__WORK TO DO__. From the records below, please print only the lines from the one containing "Clone this chart in matplotlib." through the one containing "FixedLocator, NullFormatter, MultipleLocator", both included. Skip the pictures.

------------------------------

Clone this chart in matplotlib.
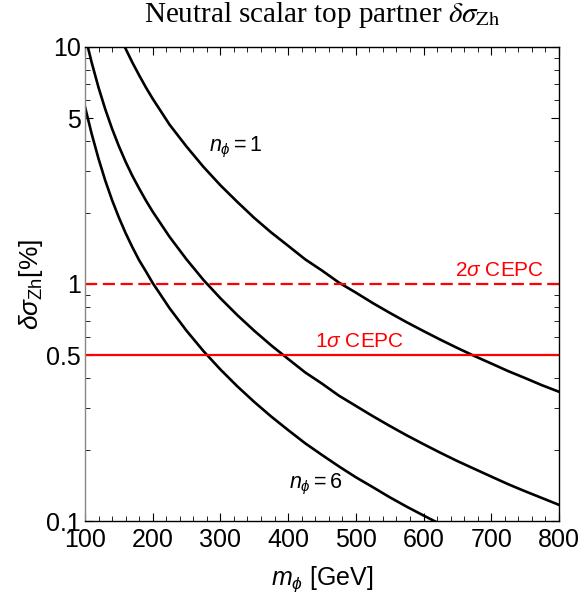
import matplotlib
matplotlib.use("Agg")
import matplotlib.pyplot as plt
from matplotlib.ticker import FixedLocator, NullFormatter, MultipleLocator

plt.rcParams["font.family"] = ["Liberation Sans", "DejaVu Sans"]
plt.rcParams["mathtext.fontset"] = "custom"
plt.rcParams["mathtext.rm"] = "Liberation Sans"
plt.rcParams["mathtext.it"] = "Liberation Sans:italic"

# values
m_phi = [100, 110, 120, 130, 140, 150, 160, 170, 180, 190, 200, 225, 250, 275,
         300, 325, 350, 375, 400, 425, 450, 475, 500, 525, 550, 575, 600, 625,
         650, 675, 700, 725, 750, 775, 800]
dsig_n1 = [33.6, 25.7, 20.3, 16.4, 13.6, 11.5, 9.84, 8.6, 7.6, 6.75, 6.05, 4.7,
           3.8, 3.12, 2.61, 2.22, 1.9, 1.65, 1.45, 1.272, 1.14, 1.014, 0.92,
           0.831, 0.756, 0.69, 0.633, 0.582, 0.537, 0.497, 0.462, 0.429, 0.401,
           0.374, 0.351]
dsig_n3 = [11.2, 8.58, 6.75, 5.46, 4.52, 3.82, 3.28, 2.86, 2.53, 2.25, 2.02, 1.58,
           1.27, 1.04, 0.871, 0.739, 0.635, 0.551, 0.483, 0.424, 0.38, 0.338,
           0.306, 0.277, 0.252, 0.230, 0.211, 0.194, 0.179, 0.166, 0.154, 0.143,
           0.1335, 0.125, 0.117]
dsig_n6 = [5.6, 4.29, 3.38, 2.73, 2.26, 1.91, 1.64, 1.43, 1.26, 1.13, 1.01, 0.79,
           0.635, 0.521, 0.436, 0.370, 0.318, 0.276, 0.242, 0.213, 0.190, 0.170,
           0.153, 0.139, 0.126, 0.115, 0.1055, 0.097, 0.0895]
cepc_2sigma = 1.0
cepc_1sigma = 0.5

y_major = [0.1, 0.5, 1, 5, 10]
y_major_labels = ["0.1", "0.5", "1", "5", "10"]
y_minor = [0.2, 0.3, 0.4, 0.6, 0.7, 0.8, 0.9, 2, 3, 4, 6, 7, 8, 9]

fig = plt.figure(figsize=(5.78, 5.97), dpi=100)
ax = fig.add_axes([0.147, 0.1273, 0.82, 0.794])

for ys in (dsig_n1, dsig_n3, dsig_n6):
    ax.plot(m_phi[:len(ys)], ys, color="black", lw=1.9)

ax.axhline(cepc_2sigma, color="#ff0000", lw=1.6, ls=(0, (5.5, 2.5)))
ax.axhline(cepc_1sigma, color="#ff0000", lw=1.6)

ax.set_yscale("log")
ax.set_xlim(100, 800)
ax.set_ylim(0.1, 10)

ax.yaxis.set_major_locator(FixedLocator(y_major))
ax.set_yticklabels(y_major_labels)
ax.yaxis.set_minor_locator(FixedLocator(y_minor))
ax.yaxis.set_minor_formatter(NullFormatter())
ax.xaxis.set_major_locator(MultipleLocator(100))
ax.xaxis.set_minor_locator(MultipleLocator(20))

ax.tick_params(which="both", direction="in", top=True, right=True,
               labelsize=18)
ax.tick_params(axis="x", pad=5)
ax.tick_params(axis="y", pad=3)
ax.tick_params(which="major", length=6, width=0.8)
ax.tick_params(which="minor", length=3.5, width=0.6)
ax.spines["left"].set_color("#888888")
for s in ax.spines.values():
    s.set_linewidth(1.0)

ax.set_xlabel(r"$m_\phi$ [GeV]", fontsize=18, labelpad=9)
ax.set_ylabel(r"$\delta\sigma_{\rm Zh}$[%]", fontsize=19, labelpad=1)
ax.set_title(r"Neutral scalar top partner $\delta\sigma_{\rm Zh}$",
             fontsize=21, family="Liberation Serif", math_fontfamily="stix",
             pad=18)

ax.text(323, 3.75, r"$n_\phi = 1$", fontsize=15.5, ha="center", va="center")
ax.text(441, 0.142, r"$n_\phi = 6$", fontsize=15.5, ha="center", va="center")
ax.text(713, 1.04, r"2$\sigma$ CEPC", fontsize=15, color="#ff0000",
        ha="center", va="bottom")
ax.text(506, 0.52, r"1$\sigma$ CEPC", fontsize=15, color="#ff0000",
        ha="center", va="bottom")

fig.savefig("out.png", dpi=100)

------------------------------

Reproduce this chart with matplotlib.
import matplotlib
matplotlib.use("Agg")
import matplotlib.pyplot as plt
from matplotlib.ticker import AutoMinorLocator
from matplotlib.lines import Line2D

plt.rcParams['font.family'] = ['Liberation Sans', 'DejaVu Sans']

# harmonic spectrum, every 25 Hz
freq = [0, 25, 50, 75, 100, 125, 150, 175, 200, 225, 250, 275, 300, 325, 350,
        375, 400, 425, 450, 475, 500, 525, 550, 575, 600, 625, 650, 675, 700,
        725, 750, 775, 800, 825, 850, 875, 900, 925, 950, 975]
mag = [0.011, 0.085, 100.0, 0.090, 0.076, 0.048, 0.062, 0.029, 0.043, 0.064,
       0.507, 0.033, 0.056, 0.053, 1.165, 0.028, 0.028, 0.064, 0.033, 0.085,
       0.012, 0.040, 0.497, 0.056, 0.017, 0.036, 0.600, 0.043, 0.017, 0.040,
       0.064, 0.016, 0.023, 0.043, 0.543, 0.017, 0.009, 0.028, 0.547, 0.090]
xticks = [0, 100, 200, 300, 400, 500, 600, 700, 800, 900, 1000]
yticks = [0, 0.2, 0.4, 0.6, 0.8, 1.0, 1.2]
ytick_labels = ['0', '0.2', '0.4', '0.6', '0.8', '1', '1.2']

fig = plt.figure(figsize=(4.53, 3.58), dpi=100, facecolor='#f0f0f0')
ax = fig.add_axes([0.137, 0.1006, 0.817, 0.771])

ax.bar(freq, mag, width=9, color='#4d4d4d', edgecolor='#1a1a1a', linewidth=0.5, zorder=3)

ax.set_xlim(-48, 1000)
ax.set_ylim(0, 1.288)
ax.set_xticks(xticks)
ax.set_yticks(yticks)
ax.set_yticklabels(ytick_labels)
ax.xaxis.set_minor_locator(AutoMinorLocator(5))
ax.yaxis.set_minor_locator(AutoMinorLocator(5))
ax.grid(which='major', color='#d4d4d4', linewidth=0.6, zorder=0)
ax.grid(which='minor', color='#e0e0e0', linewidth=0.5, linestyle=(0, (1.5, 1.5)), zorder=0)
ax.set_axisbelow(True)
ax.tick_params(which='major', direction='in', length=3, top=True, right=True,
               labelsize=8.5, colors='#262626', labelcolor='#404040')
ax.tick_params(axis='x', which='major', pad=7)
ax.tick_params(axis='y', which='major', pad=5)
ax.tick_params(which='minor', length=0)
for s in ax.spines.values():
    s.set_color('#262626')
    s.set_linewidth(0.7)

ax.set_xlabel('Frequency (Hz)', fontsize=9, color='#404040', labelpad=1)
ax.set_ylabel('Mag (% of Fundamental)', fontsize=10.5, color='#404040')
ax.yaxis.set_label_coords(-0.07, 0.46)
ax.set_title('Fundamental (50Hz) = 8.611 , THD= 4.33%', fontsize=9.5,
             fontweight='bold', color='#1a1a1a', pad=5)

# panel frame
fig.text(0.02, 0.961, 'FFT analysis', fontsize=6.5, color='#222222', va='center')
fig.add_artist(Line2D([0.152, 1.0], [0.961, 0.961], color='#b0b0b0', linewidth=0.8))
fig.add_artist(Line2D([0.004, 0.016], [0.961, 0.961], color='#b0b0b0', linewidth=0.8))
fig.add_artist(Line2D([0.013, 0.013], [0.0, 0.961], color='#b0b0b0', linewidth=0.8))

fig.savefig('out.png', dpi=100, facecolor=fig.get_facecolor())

------------------------------

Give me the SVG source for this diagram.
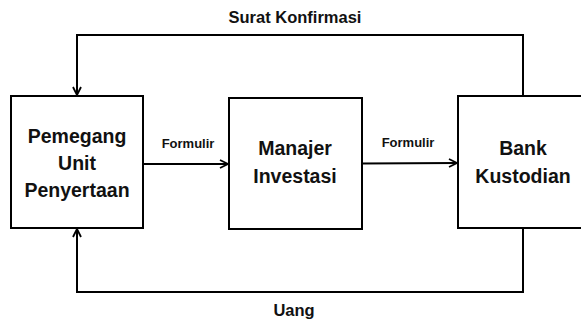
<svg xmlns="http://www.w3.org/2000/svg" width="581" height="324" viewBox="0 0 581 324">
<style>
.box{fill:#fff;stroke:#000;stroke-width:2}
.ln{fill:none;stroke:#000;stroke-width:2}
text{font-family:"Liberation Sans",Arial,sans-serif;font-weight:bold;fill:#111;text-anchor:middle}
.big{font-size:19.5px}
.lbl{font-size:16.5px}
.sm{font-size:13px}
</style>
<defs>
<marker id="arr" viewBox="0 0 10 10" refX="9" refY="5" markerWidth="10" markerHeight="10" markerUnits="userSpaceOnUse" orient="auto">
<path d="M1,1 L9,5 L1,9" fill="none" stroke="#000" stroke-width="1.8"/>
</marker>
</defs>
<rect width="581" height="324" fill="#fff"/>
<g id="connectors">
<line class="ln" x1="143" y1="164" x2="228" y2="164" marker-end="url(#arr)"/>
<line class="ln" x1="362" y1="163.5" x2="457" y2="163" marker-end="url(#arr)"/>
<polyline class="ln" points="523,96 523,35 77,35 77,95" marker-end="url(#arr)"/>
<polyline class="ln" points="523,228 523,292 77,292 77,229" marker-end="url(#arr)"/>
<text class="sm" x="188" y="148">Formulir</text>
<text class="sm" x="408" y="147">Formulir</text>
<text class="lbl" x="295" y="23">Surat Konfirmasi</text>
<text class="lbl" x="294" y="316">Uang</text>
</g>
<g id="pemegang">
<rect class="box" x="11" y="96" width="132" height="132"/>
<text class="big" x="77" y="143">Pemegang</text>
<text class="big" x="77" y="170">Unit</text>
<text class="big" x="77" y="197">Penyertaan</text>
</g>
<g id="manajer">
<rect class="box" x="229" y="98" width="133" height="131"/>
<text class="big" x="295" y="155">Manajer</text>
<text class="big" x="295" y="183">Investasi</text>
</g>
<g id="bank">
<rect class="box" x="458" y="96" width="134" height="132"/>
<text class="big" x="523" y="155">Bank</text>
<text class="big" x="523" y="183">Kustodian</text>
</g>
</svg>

------------------------------

__RESPONSE TO THIS EXERCISE__.
Clone this chart in matplotlib.
import matplotlib
matplotlib.use("Agg")
import matplotlib.pyplot as plt
from matplotlib.ticker import FixedLocator, NullFormatter, MultipleLocator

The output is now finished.